■ **Instructions for the task**:
Locate every line that holds the string "with" and copy it.

■ **Material supplied**:
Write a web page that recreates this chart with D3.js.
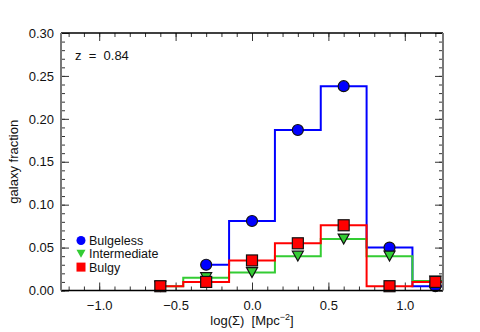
<!DOCTYPE html>
<html>
<head>
<meta charset="utf-8">
<script src="https://cdn.jsdelivr.net/npm/d3@7"></script>
<style>
  body { margin: 0; background: #fff; }
  svg { display: block; font-family: "Liberation Sans", Arial, sans-serif; }
</style>
</head>
<body>
<svg id="chart" width="480" height="332"></svg>
<script>
// bin centres in log(Sigma)
const binCenters = [-0.6, -0.3, 0.0, 0.3, 0.6, 0.9, 1.2];
const binWidth = 0.3;

// fractions (null = no bin)
const bulgeless    = [null, 0.030, 0.081, 0.187, 0.238, 0.050, 0.005];
const intermediate = [0.005, 0.015, 0.021, 0.040, 0.060, 0.040, 0.011];
const bulgy        = [0.005, 0.010, 0.035, 0.055, 0.076, 0.005, 0.010];

const xMajorTicks = [-1.0, -0.5, 0.0, 0.5, 1.0];
const yMajorTicks = [0.00, 0.05, 0.10, 0.15, 0.20, 0.25, 0.30];

const series = [
    { name: "Bulgeless",    values: bulgeless,    color: "#0000ff", shape: "circle" },
    { name: "Intermediate", values: intermediate, color: "#33cc33", shape: "triangle" },
    { name: "Bulgy",        values: bulgy,        color: "#ff0000", shape: "square" }
];

const svg = d3.select("#chart");
const pLeft = 61, pRight = 443, pTop = 33, pBottom = 290.5;

const x = d3.scaleLinear().domain([-1.25, 1.25]).range([pLeft, pRight]);
const y = d3.scaleLinear().domain([0, 0.30]).range([pBottom, pTop]);

svg.append("defs").append("clipPath").attr("id", "plot-clip")
    .append("rect")
    .attr("x", pLeft).attr("y", pTop)
    .attr("width", pRight - pLeft).attr("height", pBottom - pTop);

// ticks (all pointing inward)
const xMinor = d3.range(-12, 13).map(d => d / 10);
const yMinor = d3.range(0, 31).map(d => d / 100);

function addAxis(axis, transform, labels) {
    const g = svg.append("g").attr("transform", transform).call(axis);
    g.select(".domain").remove();
    g.selectAll(".tick line").attr("stroke", "#333").attr("stroke-width", 1);
    g.selectAll("text")
        .attr("font-size", 13)
        .attr("font-family", "Liberation Sans, Arial, sans-serif")
        .attr("fill", "#111");
    if (!labels) g.selectAll("text").remove();
    return g;
}

addAxis(d3.axisBottom(x).tickValues(xMinor).tickSize(-4).tickFormat(""), `translate(0,${pBottom})`, false);
addAxis(d3.axisBottom(x).tickValues(xMajorTicks).tickSize(-8).tickPadding(10)
    .tickFormat(d3.format(".1f")), `translate(0,${pBottom})`, true);
addAxis(d3.axisTop(x).tickValues(xMinor).tickSize(-4).tickFormat(""), `translate(0,${pTop})`, false);
addAxis(d3.axisTop(x).tickValues(xMajorTicks).tickSize(-8).tickFormat(""), `translate(0,${pTop})`, false);

addAxis(d3.axisLeft(y).tickValues(yMinor).tickSize(-4).tickFormat(""), `translate(${pLeft},0)`, false);
addAxis(d3.axisLeft(y).tickValues(yMajorTicks).tickSize(-8).tickPadding(7)
    .tickFormat(d3.format(".2f")), `translate(${pLeft},0)`, true);
addAxis(d3.axisRight(y).tickValues(yMinor).tickSize(-4).tickFormat(""), `translate(${pRight},0)`, false);
addAxis(d3.axisRight(y).tickValues(yMajorTicks).tickSize(-8).tickFormat(""), `translate(${pRight},0)`, false);

// histograms + symbols, one series after another
const stepLine = d3.line().curve(d3.curveStep).x(d => x(d[0])).y(d => y(d[1]));
const plot = svg.append("g").attr("clip-path", "url(#plot-clip)");

function drawShape(g, shape, cx, cy, size, color, outline) {
    let el;
    if (shape === "circle") {
        el = g.append("circle").attr("cx", cx).attr("cy", cy).attr("r", size / 2);
    } else if (shape === "square") {
        el = g.append("rect").attr("x", cx - size / 2).attr("y", cy - size / 2)
            .attr("width", size).attr("height", size);
    } else {
        const h = size * 0.9;
        el = g.append("path")
            .attr("d", `M${cx - size / 2},${cy - h / 2}L${cx + size / 2},${cy - h / 2}L${cx},${cy + h / 2}Z`);
    }
    el.attr("fill", color);
    if (outline) el.attr("stroke", "#111").attr("stroke-width", 1.2);
}

series.forEach(s => {
    const pts = binCenters.map((c, i) => [c, s.values[i]]).filter(d => d[1] !== null);
    const last = pts[pts.length - 1];
    plot.append("path")
        .attr("d", stepLine(pts) + "H" + x(last[0] + binWidth / 2))
        .attr("fill", "none")
        .attr("stroke", s.color)
        .attr("stroke-width", 2);
    pts.forEach(d => drawShape(svg, s.shape, x(d[0]), y(d[1]), 11, s.color, true));
});

// frame
svg.append("line").attr("x1", pLeft).attr("x2", pRight).attr("y1", pBottom).attr("y2", pBottom)
    .attr("stroke", "#000").attr("stroke-width", 1.5);
svg.append("line").attr("x1", pLeft).attr("x2", pRight).attr("y1", pTop).attr("y2", pTop)
    .attr("stroke", "#000").attr("stroke-width", 1.5);
svg.append("line").attr("x1", pLeft).attr("x2", pLeft).attr("y1", pTop).attr("y2", pBottom)
    .attr("stroke", "#777").attr("stroke-width", 2);
svg.append("line").attr("x1", pRight).attr("x2", pRight).attr("y1", pTop).attr("y2", pBottom)
    .attr("stroke", "#777").attr("stroke-width", 2);

// legend
series.forEach((s, i) => {
    const ly = 240.5 + i * 13.3;
    drawShape(svg, s.shape, 81, ly, 9, s.color, false);
    svg.append("text").attr("x", 89).attr("y", ly).attr("dy", "0.36em")
        .attr("font-size", 12.5).attr("fill", "#111").text(s.name);
});

// redshift label
svg.append("text").attr("x", 75).attr("y", 55).attr("dy", "0.36em")
    .attr("font-size", 13).attr("fill", "#111")
    .style("white-space", "pre").text("z  =  0.84");

// axis titles
svg.append("text")
    .attr("transform", `translate(13,${(pTop + pBottom) / 2}) rotate(-90)`)
    .attr("text-anchor", "middle").attr("dy", "0.36em")
    .attr("font-size", 13).attr("fill", "#111")
    .text("galaxy fraction");

const xt = svg.append("text")
    .attr("x", (pLeft + pRight) / 2).attr("y", 325)
    .attr("text-anchor", "middle")
    .attr("font-size", 13).attr("fill", "#111");
xt.append("tspan").text("log(\u03a3)  [Mpc").style("white-space", "pre");
xt.append("tspan").attr("dy", -5).attr("font-size", 9).text("\u22122");
xt.append("tspan").attr("dy", 5).text("]");
</script>
</body>
</html>
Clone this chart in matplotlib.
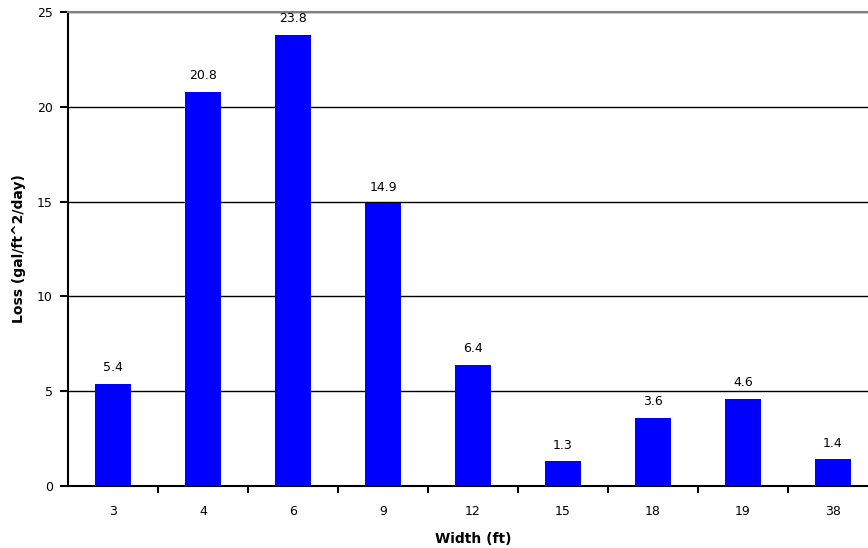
import matplotlib.pyplot as plt
from matplotlib.ticker import FixedLocator

plt.rcParams["font.family"] = ["DejaVu Sans"]

# Loss by channel width
widths = ["3", "4", "6", "9", "12", "15", "18", "19", "38"]
losses = [5.4, 20.8, 23.8, 14.9, 6.4, 1.3, 3.6, 4.6, 1.4]
y_ticks = [0, 5, 10, 15, 20, 25]

BAR_COLOR = "#0000FF"

fig = plt.figure(figsize=(8.68, 5.48), dpi=100)
ax = fig.add_axes([68 / 868, 62 / 548, 810 / 868, 474 / 548])

x = range(len(widths))
ax.bar(x, losses, width=0.4, color=BAR_COLOR, zorder=3)

for xi, val in zip(x, losses):
    ax.annotate(f"{val:.1f}", (xi, val), xytext=(0, 7), textcoords="offset points",
                ha="center", va="bottom", fontsize=9)

ax.set_xlim(-0.5, len(widths) - 0.5)
ax.set_ylim(0, 25)
ax.set_yticks(y_ticks)
ax.yaxis.grid(True, color="black", linewidth=1, zorder=0)

ax.set_xticks(list(x))
ax.set_xticklabels(widths, fontsize=9)
ax.xaxis.set_minor_locator(FixedLocator([i + 0.5 for i in range(len(widths))]))
ax.tick_params(axis="x", which="major", length=0, pad=14)
ax.tick_params(axis="x", which="minor", length=5, width=1.5, direction="out")
ax.tick_params(axis="y", length=6, width=1.5, direction="out", labelsize=9, pad=5)

ax.spines["top"].set_color("#808080")
ax.spines["top"].set_linewidth(1.5)
ax.spines["right"].set_visible(False)
ax.spines["left"].set_linewidth(1.5)
ax.spines["bottom"].set_linewidth(1.5)

ax.set_xlabel("Width (ft)", fontsize=10, fontweight="bold", labelpad=10)
ax.set_ylabel("Loss (gal/ft^2/day)", fontsize=10, fontweight="bold", labelpad=8)

fig.savefig("out.png", dpi=100)
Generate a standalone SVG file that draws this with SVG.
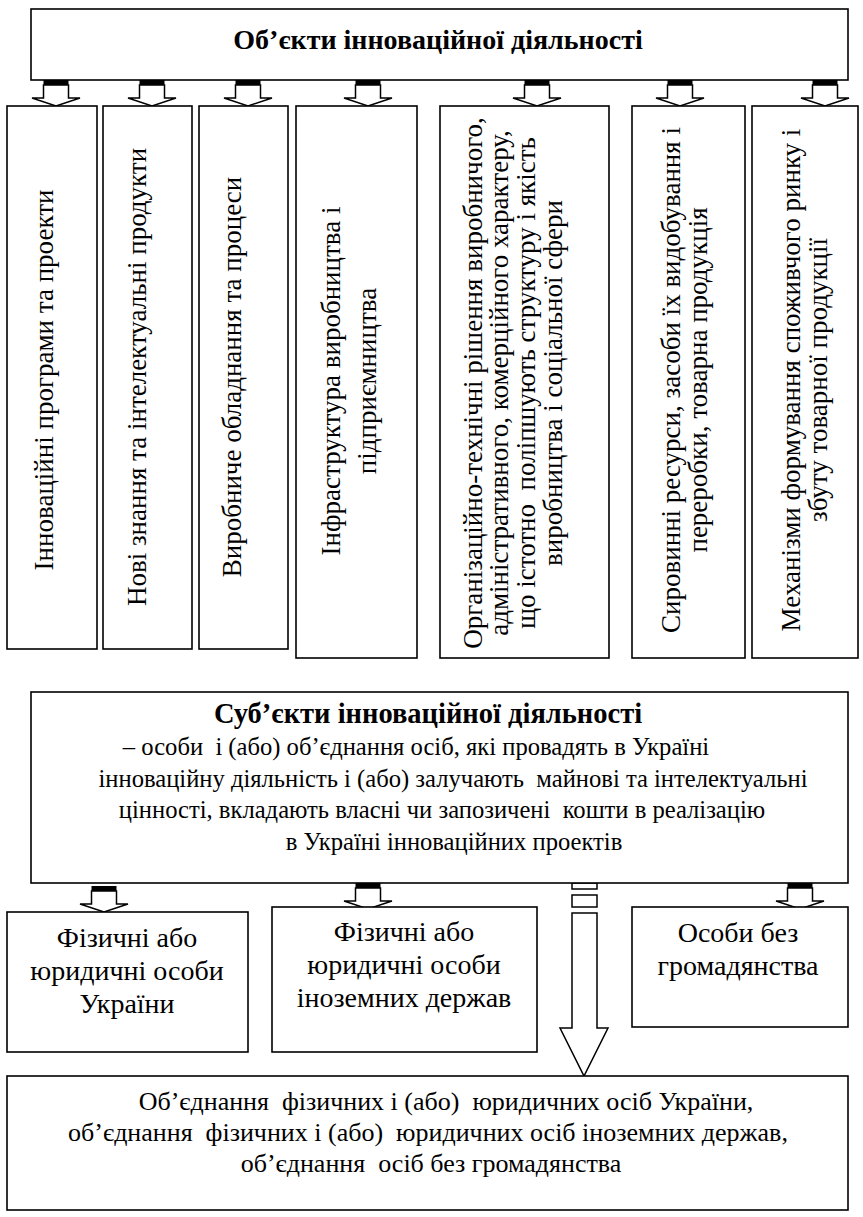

■ **The completed task**:
Write a web page that recreates this chart with D3.js.
Generate a standalone SVG file that draws this with SVG.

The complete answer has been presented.